Since the midterm assessment, government agencies took additional steps to implement the new law. In particular, the Ministry of Justice (which is in charge of the State Archive Service) updated its procedures for the use of archives held by state bodies or local communities, to align them with the new law. Public archive institutions published on their websites information regarding the employees responsible, by law, for allowing access to the archives of repressive bodies; lists of archives of repressive bodies in their possession; as well as information about valid restrictions on access to such archives. After a significant delay, the government issued a decision, in December 2016, to set up the Sectoral State Archive of the Ukrainian Institute of National Remembrance to track, keep, restore, and provide access to the records covered by the law.[Note 24: See text of the decision at http://bit.ly/2iw7HPY.]

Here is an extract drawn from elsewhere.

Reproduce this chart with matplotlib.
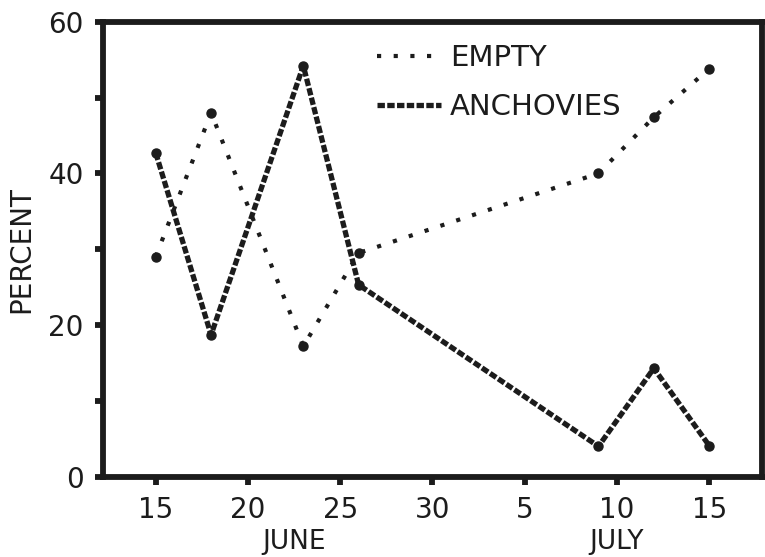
import matplotlib
matplotlib.use("Agg")
import matplotlib.pyplot as plt
import matplotlib.transforms as mtransforms
from matplotlib.lines import Line2D

# Day numbers: June days as-is, July days = 30 + day
days_empty = [15, 18, 23, 26, 39, 42, 45]
empty_pct = [29.0, 48.0, 17.2, 29.5, 40.0, 47.4, 53.8]
days_anch = [15, 18, 23, 26, 39, 42, 45]
anch_pct = [42.7, 18.7, 54.2, 25.3, 4.0, 14.3, 4.1]

xtick_pos = [15, 20, 25, 30, 35, 40, 45]
xtick_labels = ["15", "20", "25", "30", "5", "10", "15"]
ytick_pos = [0, 20, 40, 60]
ytick_labels = ["0", "20", "40", "60"]
month_labels = ["JUNE", "JULY"]
month_pos = [22.5, 40]

INK = "#1c1c1c"
plt.rcParams["font.family"] = ["DejaVu Sans"]

fig = plt.figure(figsize=(7.65, 5.57), dpi=100)
ax = fig.add_axes([0.1346, 0.1442, 0.996 - 0.1346, 0.961 - 0.1442])

ax.plot(days_empty, empty_pct, color=INK, lw=3.0, linestyle=(0, (1, 3)),
        dash_capstyle="butt", marker="o", ms=6.5, mfc=INK, mec=INK, zorder=3)
ax.plot(days_anch, anch_pct, color=INK, lw=3.8, linestyle=(0, (1.4, 0.45)),
        dash_capstyle="butt", marker="o", ms=6.5, mfc=INK, mec=INK, zorder=4)

ax.set_xlim(12.14, 47.86)
ax.set_ylim(0, 60)

ax.set_xticks(xtick_pos)
ax.set_xticklabels(xtick_labels)
ax.set_yticks(ytick_pos)
ax.set_yticklabels(ytick_labels)
ax.set_yticks([10, 30, 50], minor=True)

for sp in ax.spines.values():
    sp.set_linewidth(4.2)
    sp.set_color(INK)

ax.tick_params(axis="both", which="both", direction="out", width=4.2,
               color=INK, labelcolor=INK)
ax.tick_params(axis="x", which="major", length=6, pad=8, labelsize=20)
ax.tick_params(axis="y", which="major", length=6, pad=8, labelsize=20)
ax.tick_params(axis="y", which="minor", length=6)

ax.set_ylabel("PERCENT", fontsize=20, color=INK, labelpad=9)

trans = mtransforms.blended_transform_factory(ax.transData, ax.transAxes)
for lab, xp in zip(month_labels, month_pos):
    ax.text(xp, -0.143, lab, transform=trans, ha="center", va="center",
            fontsize=19, color=INK)

handles = [
    Line2D([], [], color=INK, lw=3.0, linestyle=(0, (1, 3)), dash_capstyle="butt"),
    Line2D([], [], color=INK, lw=3.8, linestyle=(0, (1.4, 0.45)), dash_capstyle="butt"),
]
leg = ax.legend(handles, ["EMPTY", "ANCHOVIES"], loc="upper left",
                bbox_to_anchor=(0.416, 0.951), frameon=False, fontsize=21,
                handlelength=2.2, handletextpad=0.3, labelspacing=0.72,
                borderpad=0, borderaxespad=0)
for t in leg.get_texts():
    t.set_color(INK)

fig.savefig("out.png", dpi=100)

The law on access to the archives of repressive bodies transformed ‘business as usual’ in the area of national archives and remembrance by opening government. It allowed dispersed archives of high public interest to be consolidated under one institution, and simplified access to such archives for researchers, relatives, and others. The law provided an effective mechanism to ensure respect for the right to truth. According to one of the drafters of the law and current head of the Security Service’s Archive, the implementation of the law resulted in a significant increase in the number of access requests addressed to archives. It also resulted in the proactive publication by archives of the descriptive list of relevant collections and documents they hold. Another result was the increase in the number of requests to obtain rehabilitation of persons whose rights were infringed by the totalitarian communist system.[Note 25: Written interview with Andriy Kohut, head of the specialised archive of the Security Service of Ukraine. See also reports and analytics on the access to archives following adoption of the Law: http://bit.ly/2nw0nUg, http://bit.ly/2nhlp7u, http://bit.ly/2nMFOVP. ] According to the head of the Security Services Archive, more than 87,000 individuals accessed the archive in 2015. Compared to the first quarter of 2014, the number of requests in the first quarter of 2016 increased threefold.[Note 26: Ukraine Crisis Media Center, Open Access to Archives Allows Citizens to Learn about their Families, 20 April 2016, http://uacrisis.org/ua/42323-dostup-do-arhiviv.]

The law also permits citizens to copy archives free of charge, which furthered access and interest in the archives.[Note 27: Written interview with Andriy Kohut. ]

Carried forward?

The commitment was completed, hence, was not carried over to the new action plan.